#### Exercise:
Leave out the pictures and repeat the data exactly.

#### Supplied material:
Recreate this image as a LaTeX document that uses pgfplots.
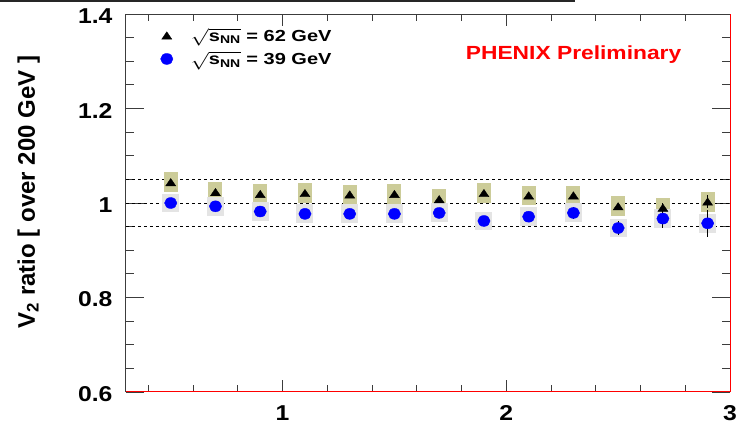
\documentclass[border=0pt]{standalone}
\usepackage{pgfplots}
\pgfplotsset{compat=1.18}
\usepackage{pgfplotstable}
\usepackage{fontspec}
\setmainfont{Liberation Sans}
\usepackage{graphicx}

\definecolor{sysA}{RGB}{204,204,153}
\definecolor{sysB}{RGB}{228,228,228}
\definecolor{frame}{RGB}{60,60,60}
\newcommand{\wide}[2][1.2]{\scalebox{#1}[1]{#2}}

% sqrt(sNN) = 62 GeV
\pgfplotstableread{
x   y     ey    sy
0.5 1.044 0.004 0.021
0.7 1.023 0.004 0.021
0.9 1.019 0.004 0.021
1.1 1.021 0.004 0.021
1.3 1.018 0.004 0.021
1.5 1.019 0.004 0.021
1.7 1.008 0.005 0.021
1.9 1.021 0.005 0.021
2.1 1.016 0.005 0.021
2.3 1.016 0.006 0.021
2.5 0.993 0.008 0.021
2.7 0.990 0.011 0.021
2.9 1.003 0.014 0.021
}\tabA

% sqrt(sNN) = 39 GeV
\pgfplotstableread{
x   y     ey    sy
0.5 1.000 0.006 0.020
0.7 0.993 0.005 0.020
0.9 0.982 0.005 0.020
1.1 0.977 0.005 0.020
1.3 0.977 0.005 0.020
1.5 0.977 0.005 0.020
1.7 0.979 0.006 0.020
1.9 0.962 0.008 0.020
2.1 0.971 0.008 0.020
2.3 0.979 0.012 0.020
2.5 0.947 0.014 0.020
2.7 0.967 0.020 0.020
2.9 0.957 0.028 0.020
}\tabB

\begin{document}
\begin{tikzpicture}
\path[use as bounding box] (-126pt,-33pt) rectangle (611pt,392pt);
\clip (-126pt,-33pt) rectangle (611pt,392pt);
\draw[line width=2.5pt, black!85] (-126pt,391pt) -- (449pt,391pt);
\begin{axis}[
  at={(0pt,0pt)}, anchor=south west,
  scale only axis, width=604pt, height=378pt,
  xmin=0.3, xmax=3, ymin=0.6, ymax=1.4,
  xtick={1,2,3}, ytick={0.6,0.8,1,1.2,1.4},
  minor xtick={0.4,0.6,0.8,1.2,1.4,1.6,1.8,2.2,2.4,2.6,2.8},
  minor ytick={0.65,0.7,0.75,0.85,0.9,0.95,1.05,1.1,1.15,1.25,1.3,1.35},
  tick align=inside,
  major tick length=18pt, minor tick length=8pt,
  xtick style={/pgfplots/major tick length=12pt, /pgfplots/minor tick length=7pt},
  tick style={draw=frame, line width=0.9pt},
  axis line style={draw=frame, line width=1pt},
  /pgf/number format/assume math mode=true,
  ticklabel style={font=\bfseries\fontsize{21.5}{21.5}\selectfont},
  xticklabel={\wide[1.15]{\pgfmathprintnumber{\tick}}},
  yticklabel={\wide[1.15]{\pgfmathprintnumber{\tick}}},
  yticklabel style={xshift=-10pt, yshift=-2pt},
  xticklabel style={yshift=-10pt},
  ylabel={V\textsubscript{2} ratio [ over 200 GeV ]},
  ylabel style={at={(axis description cs:-0.161,0.529)}, anchor=center,
    font=\bfseries\fontsize{24}{24}\selectfont},
  legend style={at={(axis description cs:0.057,0.968)}, anchor=north west,
    draw=none, fill=none, inner sep=0pt,
    font=\bfseries\fontsize{16}{16}\selectfont, row sep=5pt},
  legend cell align=left,
]
% reference lines
\addplot[black, line width=0.8pt, dash pattern=on 3pt off 3pt, forget plot] coordinates {(0.3,1.05) (3,1.05)};
\addplot[black, line width=0.8pt, dash pattern=on 3pt off 3pt, forget plot] coordinates {(0.3,1) (3,1)};
\addplot[black, line width=0.8pt, dash pattern=on 3pt off 3pt, forget plot] coordinates {(0.3,0.95) (3,0.95)};
% systematic boxes
\addplot[draw=none, mark=none, forget plot,
  error bars/.cd, y dir=both, y explicit, error mark=none,
  error bar style={solid, draw=sysA, line width=14pt}]
  table[x=x, y=y, y error=sy] {\tabA};
\addplot[draw=none, mark=none, forget plot,
  error bars/.cd, y dir=both, y explicit, error mark=none,
  error bar style={solid, draw=sysB, line width=17pt}]
  table[x=x, y=y, y error=sy] {\tabB};
% points with statistical errors
\addplot[only marks, black, mark=triangle*, mark size=4.9pt,
  mark options={xscale=1.18, yshift=-1.2pt},
  error bars/.cd, y dir=both, y explicit, error mark=none,
  error bar style={solid, black, line width=1.2pt}]
  table[x=x, y=y, y error=ey] {\tabA};
\addlegendentry{\hspace{16pt}\wide[1.25]{$\sqrt{\mbox{s\textsubscript{NN}}}$ = 62 GeV}}
\addplot[only marks, blue, mark=*, mark size=5.5pt,
  mark options={xscale=1.12, fill=blue, draw=blue},
  error bars/.cd, y dir=both, y explicit, error mark=none,
  error bar style={solid, black, line width=1.2pt}]
  table[x=x, y=y, y error=ey] {\tabB};
\addlegendentry{\hspace{16pt}\wide[1.25]{$\sqrt{\mbox{s\textsubscript{NN}}}$ = 39 GeV}}
\node[text=red, font=\bfseries\fontsize{19}{19}\selectfont] at (axis description cs:0.741,0.893) {\wide[1.2]{PHENIX Preliminary}};
\end{axis}
\draw[red, line width=1pt] (0pt,0pt) -- (604pt,0pt) -- (604pt,378pt);
\end{tikzpicture}
\end{document}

#### Answer for this exercise:
Recreate this image as a LaTeX document that uses pgfplots.
\documentclass[border=0pt]{standalone}
\usepackage{pgfplots}
\pgfplotsset{compat=1.18}
\usepackage{pgfplotstable}
\usepackage{fontspec}
\setmainfont{Liberation Sans}
\usepackage{graphicx}

\definecolor{sysA}{RGB}{204,204,153}
\definecolor{sysB}{RGB}{228,228,228}
\definecolor{frame}{RGB}{60,60,60}
\newcommand{\wide}[2][1.2]{\scalebox{#1}[1]{#2}}

% sqrt(sNN) = 62 GeV
\pgfplotstableread{
x   y     ey    sy
0.5 1.044 0.004 0.021
0.7 1.023 0.004 0.021
0.9 1.019 0.004 0.021
1.1 1.021 0.004 0.021
1.3 1.018 0.004 0.021
1.5 1.019 0.004 0.021
1.7 1.008 0.005 0.021
1.9 1.021 0.005 0.021
2.1 1.016 0.005 0.021
2.3 1.016 0.006 0.021
2.5 0.993 0.008 0.021
2.7 0.990 0.011 0.021
2.9 1.003 0.014 0.021
}\tabA

% sqrt(sNN) = 39 GeV
\pgfplotstableread{
x   y     ey    sy
0.5 1.000 0.006 0.020
0.7 0.993 0.005 0.020
0.9 0.982 0.005 0.020
1.1 0.977 0.005 0.020
1.3 0.977 0.005 0.020
1.5 0.977 0.005 0.020
1.7 0.979 0.006 0.020
1.9 0.962 0.008 0.020
2.1 0.971 0.008 0.020
2.3 0.979 0.012 0.020
2.5 0.947 0.014 0.020
2.7 0.967 0.020 0.020
2.9 0.957 0.028 0.020
}\tabB

\begin{document}
\begin{tikzpicture}
\path[use as bounding box] (-126pt,-33pt) rectangle (611pt,392pt);
\clip (-126pt,-33pt) rectangle (611pt,392pt);
\draw[line width=2.5pt, black!85] (-126pt,391pt) -- (449pt,391pt);
\begin{axis}[
  at={(0pt,0pt)}, anchor=south west,
  scale only axis, width=604pt, height=378pt,
  xmin=0.3, xmax=3, ymin=0.6, ymax=1.4,
  xtick={1,2,3}, ytick={0.6,0.8,1,1.2,1.4},
  minor xtick={0.4,0.6,0.8,1.2,1.4,1.6,1.8,2.2,2.4,2.6,2.8},
  minor ytick={0.65,0.7,0.75,0.85,0.9,0.95,1.05,1.1,1.15,1.25,1.3,1.35},
  tick align=inside,
  major tick length=18pt, minor tick length=8pt,
  xtick style={/pgfplots/major tick length=12pt, /pgfplots/minor tick length=7pt},
  tick style={draw=frame, line width=0.9pt},
  axis line style={draw=frame, line width=1pt},
  /pgf/number format/assume math mode=true,
  ticklabel style={font=\bfseries\fontsize{21.5}{21.5}\selectfont},
  xticklabel={\wide[1.15]{\pgfmathprintnumber{\tick}}},
  yticklabel={\wide[1.15]{\pgfmathprintnumber{\tick}}},
  yticklabel style={xshift=-10pt, yshift=-2pt},
  xticklabel style={yshift=-10pt},
  ylabel={V\textsubscript{2} ratio [ over 200 GeV ]},
  ylabel style={at={(axis description cs:-0.161,0.529)}, anchor=center,
    font=\bfseries\fontsize{24}{24}\selectfont},
  legend style={at={(axis description cs:0.057,0.968)}, anchor=north west,
    draw=none, fill=none, inner sep=0pt,
    font=\bfseries\fontsize{16}{16}\selectfont, row sep=5pt},
  legend cell align=left,
]
% reference lines
\addplot[black, line width=0.8pt, dash pattern=on 3pt off 3pt, forget plot] coordinates {(0.3,1.05) (3,1.05)};
\addplot[black, line width=0.8pt, dash pattern=on 3pt off 3pt, forget plot] coordinates {(0.3,1) (3,1)};
\addplot[black, line width=0.8pt, dash pattern=on 3pt off 3pt, forget plot] coordinates {(0.3,0.95) (3,0.95)};
% systematic boxes
\addplot[draw=none, mark=none, forget plot,
  error bars/.cd, y dir=both, y explicit, error mark=none,
  error bar style={solid, draw=sysA, line width=14pt}]
  table[x=x, y=y, y error=sy] {\tabA};
\addplot[draw=none, mark=none, forget plot,
  error bars/.cd, y dir=both, y explicit, error mark=none,
  error bar style={solid, draw=sysB, line width=17pt}]
  table[x=x, y=y, y error=sy] {\tabB};
% points with statistical errors
\addplot[only marks, black, mark=triangle*, mark size=4.9pt,
  mark options={xscale=1.18, yshift=-1.2pt},
  error bars/.cd, y dir=both, y explicit, error mark=none,
  error bar style={solid, black, line width=1.2pt}]
  table[x=x, y=y, y error=ey] {\tabA};
\addlegendentry{\hspace{16pt}\wide[1.25]{$\sqrt{\mbox{s\textsubscript{NN}}}$ = 62 GeV}}
\addplot[only marks, blue, mark=*, mark size=5.5pt,
  mark options={xscale=1.12, fill=blue, draw=blue},
  error bars/.cd, y dir=both, y explicit, error mark=none,
  error bar style={solid, black, line width=1.2pt}]
  table[x=x, y=y, y error=ey] {\tabB};
\addlegendentry{\hspace{16pt}\wide[1.25]{$\sqrt{\mbox{s\textsubscript{NN}}}$ = 39 GeV}}
\node[text=red, font=\bfseries\fontsize{19}{19}\selectfont] at (axis description cs:0.741,0.893) {\wide[1.2]{PHENIX Preliminary}};
\end{axis}
\draw[red, line width=1pt] (0pt,0pt) -- (604pt,0pt) -- (604pt,378pt);
\end{tikzpicture}
\end{document}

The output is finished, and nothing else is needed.